Edith était vraiment connue dans la communauté et très peu dans le national, on ne peut pas dire qu'il n'ont rien fait, ils ont fait des choses.
Ils n'étaient pas présents à l'enterrement parce qu'il y avait une foule énorme, beaucoup plus que pour Yves Montand ou d'autres, nous a dit le responsable du cimetière du Père-Lachaise, et je regrette effectivement qu'ils n'aient pas été présents.
Certains médias, comme Michel Drucker ont annoncé son décès et rendu un hommage, il devrait d'ailleurs en rendre un autre prochainement.

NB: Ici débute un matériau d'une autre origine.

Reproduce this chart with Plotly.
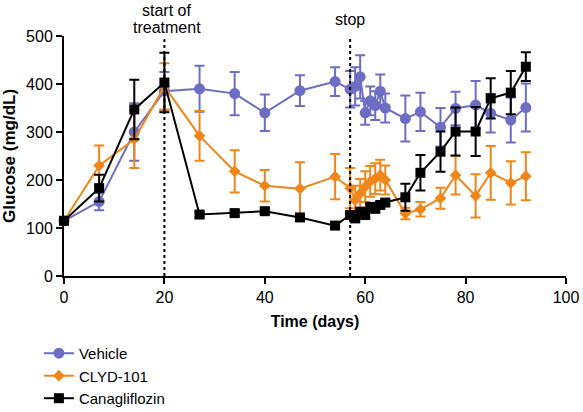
import plotly.graph_objects as go

# days of measurement
days = [0, 7, 14, 20, 27, 34, 40, 47, 54, 57, 58, 59, 60, 61, 62, 63, 64,
        68, 71, 75, 78, 82, 85, 89, 92]

vehicle = [115, 155, 300, 385, 390, 380, 340, 386, 405, 389, 395, 415, 340,
           365, 355, 385, 350, 328, 342, 310, 349, 356, 339, 325, 351]
vehicle_err = [5, 18, 60, 40, 48, 45, 38, 32, 30, 38, 40, 45, 25,
               30, 30, 35, 30, 48, 40, 40, 35, 50, 40, 47, 50]

clyd = [115, 230, 285, 395, 292, 218, 188, 182, 207, 183, 158, 172, 186,
        197, 203, 210, 200, 130, 139, 162, 210, 167, 215, 194, 208]
clyd_err = [5, 42, 60, 48, 52, 44, 33, 55, 47, 42, 30, 30, 32,
            32, 32, 32, 30, 12, 15, 22, 40, 45, 56, 45, 50]

cana = [115, 183, 347, 403, 128, 131, 135, 122, 105, 127, 120, 134, 127,
        144, 140, 148, 153, 164, 215, 259, 301, 301, 370, 382, 436]
cana_err = [4, 28, 62, 62, 6, 6, 6, 6, 6, 6, 6, 6, 6,
            6, 6, 6, 6, 28, 37, 42, 50, 51, 42, 45, 30]

fig = go.Figure()

series = [
    ("Vehicle", vehicle, vehicle_err, "#6d6dc4", "circle", 11),
    ("CLYD-101", clyd, clyd_err, "#f0861a", "diamond", 9),
    ("Canagliflozin", cana, cana_err, "#000000", "square", 10),
]
for name, vals, errs, col, sym, sz in series:
    fig.add_trace(go.Scatter(
        x=days, y=vals, name=name, mode="lines+markers",
        line=dict(color=col, width=2),
        marker=dict(color=col, symbol=sym, size=sz),
        error_y=dict(type="data", array=errs, color=col, thickness=2, width=5),
        cliponaxis=False,
    ))

# dotted markers for treatment start / stop
for xv in [20, 57]:
    fig.add_shape(type="line", x0=xv, x1=xv, y0=0, y1=502,
                  line=dict(color="black", width=2, dash="dot"))

notes = [(20.5, "start of", 26), (20.5, "treatment", 9), (57, "stop", 17)]
for xv, txt, shift in notes:
    fig.add_annotation(x=xv, y=1, yref="paper", yshift=shift, text=txt,
                       showarrow=False, yanchor="middle",
                       font=dict(size=16, color="black"))

fig.update_xaxes(range=[0, 100], tickvals=[0, 20, 40, 60, 80, 100],
                 showline=True, linecolor="black", linewidth=2,
                 ticks="outside", ticklen=6, tickwidth=2, tickcolor="black",
                 showgrid=False, zeroline=False, automargin=False,
                 tickfont=dict(size=16, color="black"),
                 title=dict(text="<b>Time (days)</b>", standoff=11,
                            font=dict(size=16, color="black")))
fig.update_yaxes(range=[0, 500], tickvals=[0, 100, 200, 300, 400, 500],
                 showline=True, linecolor="black", linewidth=2,
                 ticks="outside", ticklen=6, tickwidth=2, tickcolor="black",
                 showgrid=False, zeroline=False, automargin=False,
                 tickfont=dict(size=16, color="black"),
                 title=dict(text="<b>Glucose (mg/dL)</b>", standoff=8,
                            font=dict(size=17, color="black")))

# figure is a little taller than the window so the legend box never
# pushes the plot margins; the overflow is hidden
fig.update_layout(
    width=583, height=430,
    margin=dict(l=64, r=17, t=36, b=154),
    plot_bgcolor="white", paper_bgcolor="white",
    font=dict(family="Liberation Sans, Arial, sans-serif", color="black"),
    legend=dict(x=-0.05, y=-0.254, xanchor="left", yanchor="top",
                font=dict(size=15), tracegroupgap=0, itemsizing="trace"),
)
fig.update_xaxes(tickprefix="<b>", ticksuffix="</b>")
fig.update_yaxes(tickprefix="<b>", ticksuffix="</b>")

js = ("document.body.style.margin='0px';"
      "document.body.style.overflow='hidden';"
      "document.documentElement.style.overflow='hidden';")
fig.write_html("out.html", post_script=js, config={"displayModeBar": False})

La presse communautaire par contre a beaucoup insisté et continue de le faire pour ses ans, puisque ça va bientôt faire un an (NDLR l'interview a été réalisée 3 jours avant le premier anniversaire du décès d'Edith Lefel).
Elle continuera longtemps à vous manquer?
Ah oui, toujours. Je pleure énormément, et je ne fais pas semblant, mais même si je n'ai pas entièrement fait mon deuil, ce livre m'a permis de faire un deuil de cette mort, de cette tristesse.
J'ai vraiment pris conscience du fait qu'elle était décédée le jour où le livre est passé dans cette machine, l'imprimante. Là j'ai beaucoup pleuré, et je me suis dit "elle est partie".
Mais elle est partie physiquement, parce que son âme reste.